Belsay Castle
A small village in central Northumberland, Belsay is home to two historic attractions. The older is Belsay Castle, a 14th century fortified manor with a tall pele tower. It was constructed about 1370 and was home to the powerful Middleton family. Nearby is the fascinating shell of Belsay Hall, an ornate Victorian mansion built for Sir Charles Monck in the early 19th century.
It is impossible to separate the history of Belsay from the story of the Middleton family. In 1226 a pair of brothers named Richard and John Middleton married the two daughters of Walter the Scott of Belsay and each brother acquired half the manor of Belsay.
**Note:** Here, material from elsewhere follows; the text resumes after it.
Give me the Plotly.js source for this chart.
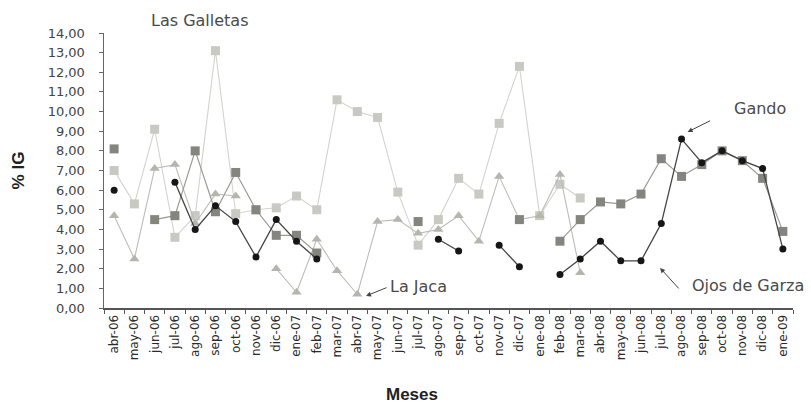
<!DOCTYPE html>
<html><head><meta charset="utf-8">
<script src="https://cdn.plot.ly/plotly-3.0.1.min.js"></script>
<style>html,body{margin:0;padding:0;background:#fff}#chart{width:811px;height:406px}</style>
</head><body><div id="chart"></div>
<script>
const months = ['abr-06','may-06','jun-06','jul-06','ago-06','sep-06','oct-06','nov-06','dic-06','ene-07','feb-07','mar-07','abr-07','may-07','jun-07','jul-07','ago-07','sep-07','oct-07','nov-07','dic-07','ene-08','feb-08','mar-08','abr-08','may-08','jun-08','jul-08','ago-08','sep-08','oct-08','nov-08','dic-08','ene-09'];

const lasGalletas = [7.0,5.3,9.1,3.6,4.7,13.1,4.8,5.0,5.1,5.7,5.0,10.6,10.0,9.7,5.9,3.2,4.5,6.6,5.8,9.4,12.3,4.7,6.3,5.6,null,null,null,null,null,null,null,null,null,null];
const laJaca = [4.7,2.5,7.1,7.3,4.3,5.8,5.7,null,2.0,0.8,3.5,1.9,0.7,4.4,4.5,3.8,4.0,4.7,3.4,6.7,4.5,4.7,6.8,1.8,null,null,null,null,null,null,null,null,null,null];
const gando = [8.1,null,4.5,4.7,8.0,4.9,6.9,5.0,3.7,3.7,2.8,null,null,null,null,4.4,null,null,null,null,4.5,null,3.4,4.5,5.4,5.3,5.8,7.6,6.7,7.3,8.0,7.5,6.6,3.9];
const ojosGarza = [6.0,null,null,6.4,4.0,5.2,4.4,2.6,4.5,3.4,2.5,null,null,null,null,null,3.5,2.9,null,3.2,2.1,null,1.7,2.5,3.4,2.4,2.4,4.3,8.6,7.4,8.0,7.5,7.1,3.0];

const yTicks = [0,1,2,3,4,5,6,7,8,9,10,11,12,13,14];
const yTickText = yTicks.map(v => v.toFixed(2).replace('.', ','));

const traces = [
  {name:'Las Galletas', x:months, y:lasGalletas, type:'scatter', mode:'lines+markers',
   line:{color:'#d3d3ce', width:1.1}, marker:{symbol:'square', size:9, color:'#c9c9c3'}},
  {name:'La Jaca', x:months, y:laJaca, type:'scatter', mode:'lines+markers',
   line:{color:'#bdbdb7', width:1.1}, marker:{symbol:'triangle-up', size:9, color:'#b5b5ae'}},
  {name:'Gando', x:months, y:gando, type:'scatter', mode:'lines+markers',
   line:{color:'#9a9a95', width:1.2}, marker:{symbol:'square', size:9, color:'#85857f'}},
  {name:'Ojos de Garza', x:months, y:ojosGarza, type:'scatter', mode:'lines+markers',
   line:{color:'#444', width:1.3}, marker:{symbol:'circle', size:7, color:'#161616'}}
];

const annFont = {family:'DejaVu Sans', size:16, color:'#4a4a4a'};
const W = 811, H = 406, L = 104, R = 18, T = 33, B = 98;
const px2paperX = px => (px - L) / (W - L - R);
const px2paperY = py => (H - B - py) / (H - T - B);

const layout = {
  width:W, height:H,
  margin:{l:L, r:R, t:T, b:B},
  paper_bgcolor:'#fff', plot_bgcolor:'#fff',
  showlegend:false,
  xaxis:{type:'category', categoryorder:'array', categoryarray:months, range:[-0.5,33.5],
    tickangle:-90, showline:true, linecolor:'#555', linewidth:2, ticks:'outside', ticklen:4,
    tickson:'boundaries', tickcolor:'#555', showgrid:false, zeroline:false,
    tickfont:{family:'DejaVu Sans', size:12, color:'#2a2a2a'}},
  yaxis:{range:[0,14], tickvals:yTicks, ticktext:yTickText, showline:true, linecolor:'#666',
    linewidth:1.5, ticks:'outside', ticklen:4, tickcolor:'#666', showgrid:false, zeroline:false,
    ticklabelstandoff:11,
    tickfont:{family:'DejaVu Sans', size:13, color:'#444'},
    title:{text:'<b>% IG</b>', font:{family:'Liberation Sans', size:17, color:'#222'}, standoff:18}},
  annotations:[
    {text:'Las Galletas', x:px2paperX(200), y:px2paperY(21), xref:'paper', yref:'paper',
     xanchor:'center', yanchor:'middle', showarrow:false, font:annFont},
    {text:'Gando', x:31.88, y:10.18, xref:'x', yref:'y', xanchor:'center', yanchor:'middle', showarrow:false, font:annFont},
    {text:'', x:28.3, y:8.96, xref:'x', yref:'y', showarrow:true, ax:24, ay:-12, arrowhead:2, arrowwidth:1, arrowcolor:'#444'},
    {text:'La Jaca', x:15.0, y:1.07, xref:'x', yref:'y', xanchor:'center', yanchor:'middle', showarrow:false, font:annFont},
    {text:'', x:12.43, y:0.61, xref:'x', yref:'y', showarrow:true, ax:22, ay:-9, arrowhead:2, arrowwidth:1, arrowcolor:'#444'},
    {text:'Ojos de Garza', x:px2paperX(748), y:1.17, xref:'paper', yref:'y', xanchor:'center', yanchor:'middle', showarrow:false, font:annFont},
    {text:'', x:26.94, y:2.04, xref:'x', yref:'y', showarrow:true, ax:20, ay:22, arrowhead:2, arrowwidth:1, arrowcolor:'#444'},
    {text:'<b>Meses</b>', x:px2paperX(412), y:px2paperY(394), xref:'paper', yref:'paper',
     xanchor:'center', yanchor:'middle', showarrow:false,
     font:{family:'Liberation Sans', size:17, color:'#222'}}
  ]
};

Plotly.newPlot('chart', traces, layout, {displayModeBar:false, staticPlot:true});
</script>
</body></html>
Richard became Chancellor of England in 1270 and bought his brother's share.

A subsequent Middleton joined a rebellion against Edward II and the estates were seized by the crown. Belsay was eventually granted to Sir John Strivelyn, a military leader under Edward III. Whether by clever design or sheer chance, the grandson of the last Middleton to hold Belsay, Sir John Middleton, married Strivelyn's daughter, and thus reacquired the Belsay estates. From that point until the 20th century the Middleton family held the manor - though not without a change of name along the way.

The change came in 1799 when Sir Charles Middleton changed his family name to Monck on the wishes of his grandfather. Sir Charles was responsible for Belsay Hall, an extravagant Grecian-style mansion. Stone for building the Hall came from the estate, and the quarries formed by the search for stone were later converted into a series of lushly planted gardens which are one of the highlights of a visit today. The Moncks lived at Belsay until 1962, when the house and castle were passed to English Heritage.

The village retains many of the same Greek style features as the Hall. Just outside Belsay is the modern Buddhist monastery of Aruna Ratanagiri.